Tests: 7 new test methods across TestManifestRecoveredFiles and
TestRecordExistingNewGuards covering all 4 Copilot findings. Full suite
passes locally.

🤖 AI disclosure: drafted with assistance from Claude (Opus 4.7).

* fix(manifest): normalize is_recovered input through _validate_rel_path

Address Copilot review comment id 4309888722 round-5 (2026-05-21) on PR #2483:

``is_recovered()`` previously checked ``self._recovered_files`` membership
with bare ``Path(rel).as_posix()``, while ``record_existing()`` stores keys
via ``_validate_rel_path(rel, root).relative_to(root).as_posix()``. The two
normalizations disagreed on absolute paths and paths that escape the
project root — ``is_recovered`` would silently return False for inputs that
``record_existing`` would have refused entirely.

The fix routes ``is_recovered`` through the same ``_validate_rel_path``
pipeline; ``ValueError`` from the validator is caught and converted to
False so query semantics stay exception-free (Python ``__contains__``
convention).

Tests: 2 new methods in ``TestManifestRecoveredFiles``:
- ``test_is_recovered_absolute_path_returns_false``
- ``test_is_recovered_escaping_path_returns_false``

🤖 AI disclosure: drafted with assistance from Claude (Opus 4.7).

* fix(manifest): clear recovered marker on managed re-record + reject '..' in is_recovered

Address Copilot Round-7 review comments on PR #2483:

1. record_existing(recovered=False) and record_file now BOTH discard the
   path from _recovered_files. The marker is meant to flag "we observed
   this file but cannot vouch it's a managed baseline" — once the same
   path is re-recorded as managed (either explicitly or by writing fresh
   bytes), the marker is stale and must clear so refresh_managed and
   future is_recovered queries return the truthful answer.

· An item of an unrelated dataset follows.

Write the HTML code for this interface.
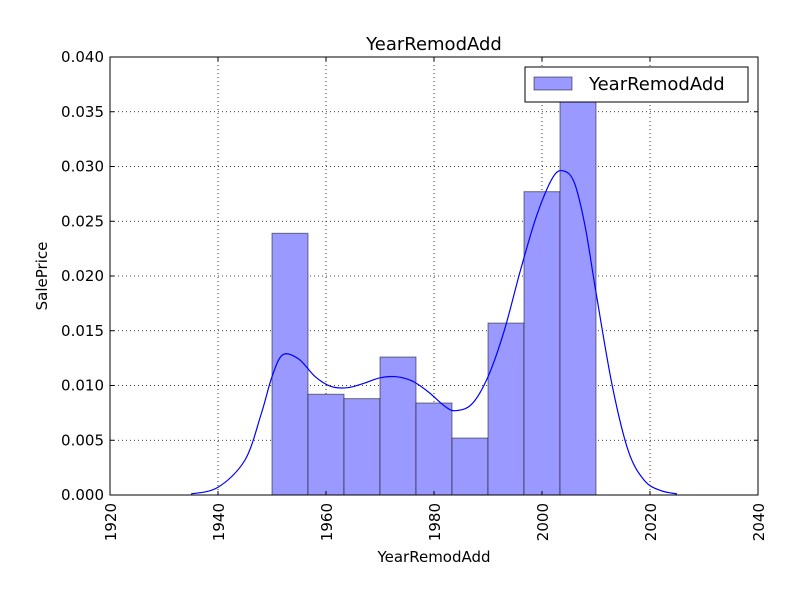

2. is_recovered now applies the same canonical-key guard as record_existing
   (rejects absolute paths and '..' segments lexically before delegating
   to _validate_rel_path). Such paths can never be stored keys, so the
   query correctly returns False without depending on _validate_rel_path
   semantics that diverged from record_existing's stricter contract.

record_file docstring updated to mention the side-effect on recovered
markers.

Tests: 3 new methods in TestManifestRecoveredFiles covering
record_existing(false) clearing, record_file clearing, and is_recovered
dotdot rejection.

* test(manifest): update is_recovered comments to reflect Round-7 lexical guard

Round 8 — addresses Copilot review comment on tests/integrations/test_manifest.py:362.

After Round-7 (1dbf0c2), is_recovered() rejects absolute paths and '..' segments
up front via a lexical guard, returning False without calling _validate_rel_path
at all. The test comments still described the prior "_validate_rel_path raises;
we catch" code path, which is misleading for readers.

Updated comments in both:
  - test_is_recovered_absolute_path_returns_false (Copilot's exact target)
  - test_is_recovered_escaping_path_returns_false (same comment-class issue;
    fixed preemptively to avoid a Round-9 finding on the same drift)

Pure documentation change. Test assertions and behavior unchanged; all manifest
tests still green.

* fix(manifest): document OS errors on record_existing + filter orphan recovered_files on load

Round 9 — addresses Copilot review on PR #2483:

1. record_existing's docstring now documents OSError/PermissionError as
   possible raises (in addition to ValueError) — the implementation has
   always been able to raise them from is_symlink, is_file, or the
   file-read used to hash, but the contract did not reflect that.
   Callers should be prepared for both surfaces.

2. load() now filters recovered_files entries that don't correspond to
   keys in files. An externally-edited or partially-corrupted manifest
   can deserialize with orphan recovered paths; rather than reject the
   whole manifest (too strict on the upgrade path), we drop the orphans
   and let the inconsistency self-correct on the next save(). is_recovered
   then returns the truthful False for the orphan.

Tests: new test_load_filters_recovered_files_not_in_files asserting an
orphan recovered entry is dropped on load.